In War Horse, the National Theatre of Great Britain’s globe-conquering adaptation of Michael Morpurgo’s novel, a devoted group of actors ask audiences every night to believe that a cane frame covered in stretched fabric is a real-life horse called Joey, the protagonist of the play. Over two and a half hours, the play follows Joey’s journey from a peaceful existence in rural England with his young owner, Albert, to the darkest and most violent corners of Europe at the height of World War I.
It’s been a massively successful endeavour: the National Theatre’s 2007 staging is one of the most profitable productions of a play ever, playing long London and New York seasons and touring the world. It was turned into a successful movie by Stephen Spielberg in 2011, but the real horse who played Joey in the film couldn’t quite compete with the emotional tug of the puppet version, designed by South Africa’s Handspring Puppet Company.
“Because the audience has to put as much investment as we do on stage in believing the horse is real, I think they get quite a magical experience when, after a while, they forget that the puppeteers are there,” says Jo Castleton, who plays Rose Narracott in the international touring version coming to Australia.
The puppet that represents Joey is operated by three puppeteers each night: one at the head, one at the heart, and one at the hind. But this is no ordinary panto horse: when at full flight, the 30-kilogram, life-sized contraption is an imposing force, galloping across the stage. Not only do they operate the physical component, the puppeteers create all the horse noises themselves – which is rather appropriate when you consider that a horse’s lung capacity is about the same as three humans’.
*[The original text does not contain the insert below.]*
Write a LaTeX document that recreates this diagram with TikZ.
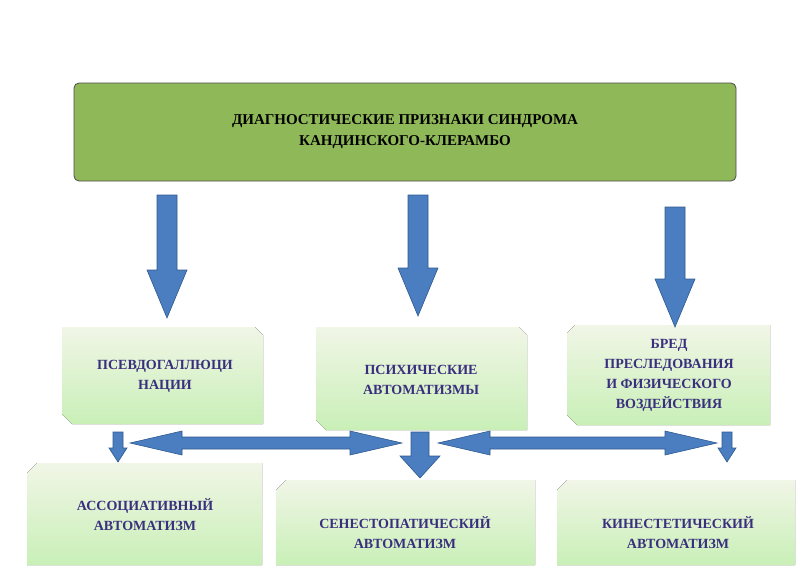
\documentclass[tikz,border=0pt]{standalone}
\usepackage{fontspec}
\setmainfont{Liberation Serif}
\usetikzlibrary{shapes.misc}
\definecolor{arrblue}{HTML}{4A7EC0}
\definecolor{arredge}{HTML}{2F5A8E}
\definecolor{txtpur}{HTML}{3A2F7E}
\definecolor{topgreen}{HTML}{8FB858}
\definecolor{boxg}{HTML}{DCE8C2}
\newcommand\mydown[6]{% x, ytop, ybot, half shaft, half head, head length
  \fill[arrblue,draw=arredge,line width=0.6pt] (#1-#4,-#2) -- (#1+#4,-#2) -- (#1+#4,-#3+#6) -- (#1+#5,-#3+#6) -- (#1,-#3) -- (#1-#5,-#3+#6) -- (#1-#4,-#3+#6) -- cycle;}
\newcommand\mydbl[6]{% xl, xr, y, half shaft, half head, head len
  \fill[arrblue,draw=arredge,line width=0.6pt] (#1,-#3) -- (#1+#6,-#3+#5) -- (#1+#6,-#3+#4) -- (#2-#6,-#3+#4) -- (#2-#6,-#3+#5) -- (#2,-#3) -- (#2-#6,-#3-#5) -- (#2-#6,-#3-#4) -- (#1+#6,-#3-#4) -- (#1+#6,-#3-#5) -- cycle;}
\begin{document}
\begin{tikzpicture}[x=1pt,y=1pt,
  sub/.style={font=\bfseries\fontsize{14}{20}\selectfont, text=txtpur, align=center},
  gbox/.style={top color=white!60!boxg, bottom color=boxg!85!green!80!white, draw=none}]
\useasboundingbox (0,0) rectangle (800,-565);
\clip (0,0) rectangle (800,-565);
% top box
\draw[fill=topgreen, draw=black!70, line width=0.8pt, rounded corners=5pt] (74,-83) rectangle (736,-181);
\node[font=\bfseries\fontsize{15}{21}\selectfont, align=center] (top) at (405,-132) {ДИАГНОСТИЧЕСКИЕ ПРИЗНАКИ СИНДРОМА\\КАНДИНСКОГО-КЛЕРАМБО};
% boxes row 2
\fill[gbox] (62,-327) -- (255,-327) -- (263,-335) -- (263,-424) -- (72,-424) -- (62,-414) -- cycle;
\fill[gbox] (316,-327) -- (519,-327) -- (527,-335) -- (527,-430) -- (326,-430) -- (316,-420) -- cycle;
\fill[gbox] (575,-325) -- (770,-325) -- (770,-425) -- (577,-425) -- (567,-415) -- (567,-333) -- cycle;
\node[sub] (a) at (165,-376) {ПСЕВДОГАЛЛЮЦИ\\НАЦИИ};
\node[sub] (b) at (421,-380) {ПСИХИЧЕСКИЕ\\АВТОМАТИЗМЫ};
\node[sub] (c) at (669,-375) {БРЕД\\ПРЕСЛЕДОВАНИЯ\\И ФИЗИЧЕСКОГО\\ВОЗДЕЙСТВИЯ};
% bottom boxes
\fill[gbox] (37,-463) -- (262,-463) -- (262,-565) -- (27,-565) -- (27,-473) -- cycle;
\fill[gbox] (286,-480) -- (535,-480) -- (535,-565) -- (276,-565) -- (276,-490) -- cycle;
\fill[gbox] (567,-480) -- (795,-480) -- (795,-565) -- (557,-565) -- (557,-490) -- cycle;
\node[sub] (d) at (145,-515) {АССОЦИАТИВНЫЙ\\АВТОМАТИЗМ};
\node[sub] (e) at (405,-533) {СЕНЕСТОПАТИЧЕСКИЙ\\АВТОМАТИЗМ};
\node[sub] (f) at (678,-533) {КИНЕСТЕТИЧЕСКИЙ\\АВТОМАТИЗМ};
% arrows
\mydown{167}{195}{318}{10}{20}{48}
\mydown{418}{195}{316}{10}{20}{48}
\mydown{675}{207}{327}{10}{20}{48}
\mydown{118}{432}{462}{5}{9}{14}
\mydown{420}{432}{478}{9}{20}{22}
\mydown{727}{432}{462}{5}{9}{14}
\mydbl{130}{402}{443}{6}{12}{52}
\mydbl{438}{717}{443}{6}{12}{52}
\end{tikzpicture}
\end{document}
“If something is breathing, we can convince you of life, and the rhythm of that breath suggests how that being is feeling,” says Gareth Aled, the touring production’s resident puppetry director.
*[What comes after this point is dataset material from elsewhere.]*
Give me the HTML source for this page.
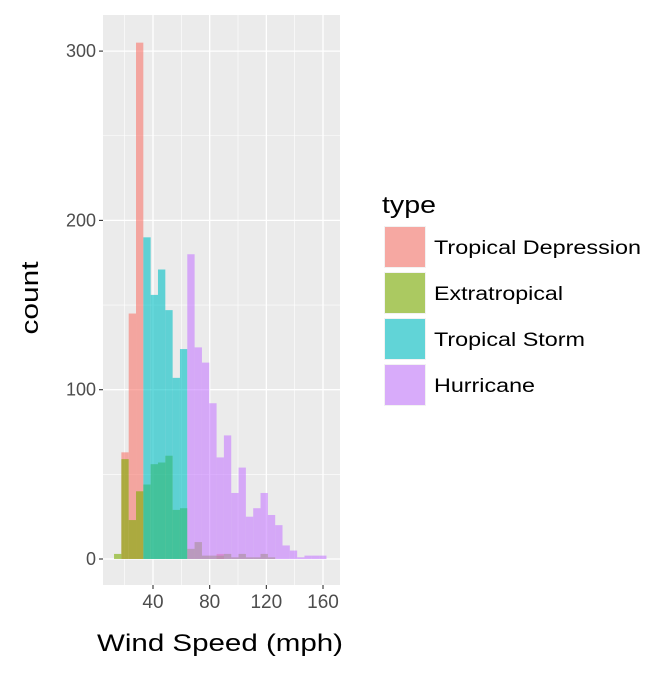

It’s a massive physical task for the puppeteers – Aled estimates the calorie burn from each performance is about the same as running a half-marathon – but it’s an emotional one as well. Each of the puppeteers has one “emotional indicator” for which they’re responsible: the puppeteer at the head uses bicycle brake levers to rotate and move ears to indicate when the horse is afraid, agitated or angry; the puppeteer at the heart bends their knees to move the horse’s body up and down to suggest breath; the puppeteer at the hind operates the tail using a lever.
But more important than mastering those technical elements is mastering the coordination among the three puppeteers to bring a horse to life. The puppeteers rehearsed together for two full weeks before the rest of the cast began rehearsals, so they could coordinate their movements and make every performance feel alive and fresh. There’s even some element of improvisation available to the puppeteers.
“You can’t go completely rogue and go for a trot around the stage at any moment, but we train our puppeteers to operate and live and breathe like a real horse,” Aled says. “This isn’t Pixar or Disney; in our story these animals are behaving realistically. They don’t understand English, French or German, they respond to tone and intonation.”
While the production is tightly drilled and visually spectacular, Castleton says each cast brings something unique to the material. She has now performed the production with two separate casts, staying on in her role as the cast changed.
“The whole feel of the scenes and the staging of the scenes is completely different to the last cast I worked with,” Castleton says. “Which did my head in slightly when we were rehearsing one and doing shows with the other cast in the evening.”
And while casting is a challenge for any theatrical role, Aled says casting the puppeteers – some of whom are actors with no previous puppetry experience – requires a different approach.
“It’s all about finding a performer that has that sensibility and instinct, and the generosity to give over to this inanimate object, and believe that the life of this puppet is more alive and worthy of an audience’s attention than they are,” he says.
When everything falls into place, the effect is properly magical. Not only are audiences moved to tears at every performance, but sometimes that suspension of disbelief extends so far they genuinely believe they see things that were never there.
“When I speak to audience members,” Aled says, “they’ll say things like, ‘how did you get the eyes to blink?’ and I’ll say, ‘well, they don’t’. Or they’ll say ‘but there was a different puppet in the second half when Joey was tired and in the war’. No, it’s the same puppet.”
War Horse is at the Sydney Lyric from February 15 to March 15.